┌──
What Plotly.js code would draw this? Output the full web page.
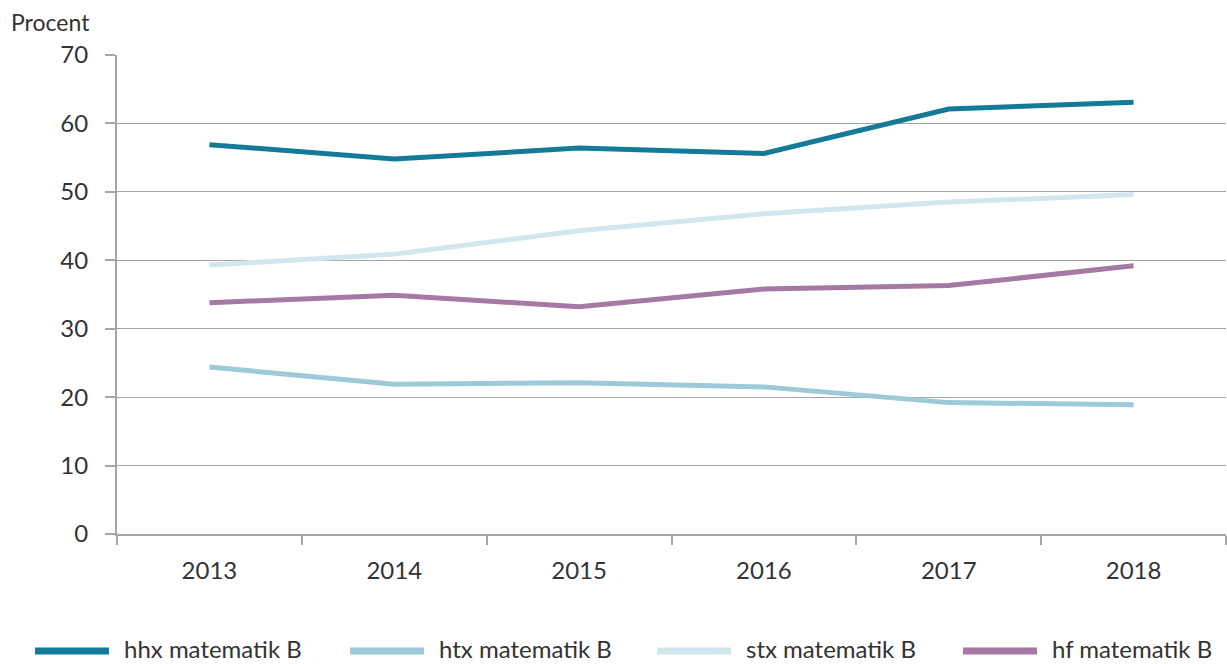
<!DOCTYPE html>
<html>
<head>
<meta charset="utf-8">
<script src="https://cdn.plot.ly/plotly-3.0.1.min.js"></script>
<style>html,body{margin:0;padding:0;background:#fff;}#chart{width:1227px;height:664px;}</style>
</head>
<body>
<div id="chart"></div>
<script>
const years = ['2013', '2014', '2015', '2016', '2017', '2018'];
const hhx = [56.9, 54.8, 56.4, 55.6, 62.1, 63.1];
const htx = [24.4, 21.9, 22.1, 21.5, 19.2, 18.9];
const stx = [39.3, 40.9, 44.3, 46.8, 48.5, 49.6];
const hf = [33.8, 34.9, 33.2, 35.8, 36.3, 39.2];
const seriesNames = ['hhx matematik B', 'htx matematik B', 'stx matematik B', 'hf matematik B'];
const seriesColors = ['#137b97', '#9ccad8', '#d0e7ed', '#a679a5'];
const seriesData = [hhx, htx, stx, hf];

const W = 1227;
const traces = seriesData.map((d, i) => ({
  x: years, y: d, type: 'scatter', mode: 'lines', name: seriesNames[i],
  line: {color: seriesColors[i], width: 5}, showlegend: false
}));
const order = [2, 1, 3, 0];
const orderedTraces = order.map(i => traces[i]);

const plotW = W - 117 - 1;
const plotH = 664 - 55 - 130;
const FONT = 'Lato, sans-serif';
const shapes = [];
const annotations = [{
  text: 'Procent', xref: 'paper', yref: 'paper', x: (9 - 117) / plotW, y: (534 - 22) / plotH,
  xanchor: 'left', yanchor: 'middle', showarrow: false,
  font: {family: FONT, size: 23, color: '#333'}
}];
const legendX = [35, 350, 657, 963];
legendX.forEach((lx, i) => {
  const ySw = -(651 - 534) / plotH;
  const yTx = -(648 - 534) / plotH;
  shapes.push({
    type: 'line', xref: 'paper', yref: 'paper',
    x0: (lx - 117) / plotW, x1: (lx + 74 - 117) / plotW, y0: ySw, y1: ySw,
    line: {color: seriesColors[i], width: 7}
  });
  annotations.push({
    text: seriesNames[i], xref: 'paper', yref: 'paper',
    x: (lx + 88 - 117) / plotW, y: yTx, xanchor: 'left', yanchor: 'middle',
    borderpad: 0, showarrow: false, font: {family: FONT, size: 24, color: '#333'}
  });
});

const layout = {
  width: W, height: 664,
  margin: {l: 117, r: 1, t: 55, b: 130},
  paper_bgcolor: '#fff', plot_bgcolor: '#fff',
  font: {family: FONT, size: 24, color: '#333'},
  showlegend: false,
  xaxis: {
    type: 'category', range: [-0.5, 5.5], tickson: 'boundaries',
    ticks: 'outside', ticklen: 9, tickwidth: 2, tickcolor: '#a6a6a6',
    showline: true, linecolor: '#a6a6a6', linewidth: 2, showgrid: false,
    tickfont: {family: FONT, size: 24, color: '#333'}, ticklabelstandoff: 14, fixedrange: true
  },
  yaxis: {
    range: [0, 70], dtick: 10, tick0: 0,
    ticks: 'outside', ticklen: 10, tickwidth: 2, tickcolor: '#a6a6a6',
    showline: true, linecolor: '#a6a6a6', linewidth: 2,
    showgrid: true, gridcolor: '#a6a6a6', gridwidth: 1, zeroline: false,
    tickfont: {family: FONT, size: 24, color: '#333'}, ticklabelstandoff: 12, fixedrange: true
  },
  shapes: shapes,
  annotations: annotations
};

Plotly.newPlot('chart', orderedTraces, layout, {displayModeBar: false, staticPlot: true});
</script>
</body>
</html>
└──
-- Written request --
Repeat, with no pictures, each line from the beginning of the data through the line containing "const orderedTraces = order.map(i", inclusive.

-- Written response --
What Plotly.js code would draw this? Output the full web page.
<!DOCTYPE html>
<html>
<head>
<meta charset="utf-8">
<script src="https://cdn.plot.ly/plotly-3.0.1.min.js"></script>
<style>html,body{margin:0;padding:0;background:#fff;}#chart{width:1227px;height:664px;}</style>
</head>
<body>
<div id="chart"></div>
<script>
const years = ['2013', '2014', '2015', '2016', '2017', '2018'];
const hhx = [56.9, 54.8, 56.4, 55.6, 62.1, 63.1];
const htx = [24.4, 21.9, 22.1, 21.5, 19.2, 18.9];
const stx = [39.3, 40.9, 44.3, 46.8, 48.5, 49.6];
const hf = [33.8, 34.9, 33.2, 35.8, 36.3, 39.2];
const seriesNames = ['hhx matematik B', 'htx matematik B', 'stx matematik B', 'hf matematik B'];
const seriesColors = ['#137b97', '#9ccad8', '#d0e7ed', '#a679a5'];
const seriesData = [hhx, htx, stx, hf];

const W = 1227;
const traces = seriesData.map((d, i) => ({
  x: years, y: d, type: 'scatter', mode: 'lines', name: seriesNames[i],
  line: {color: seriesColors[i], width: 5}, showlegend: false
}));
const order = [2, 1, 3, 0];
const orderedTraces = order.map(i => traces[i]);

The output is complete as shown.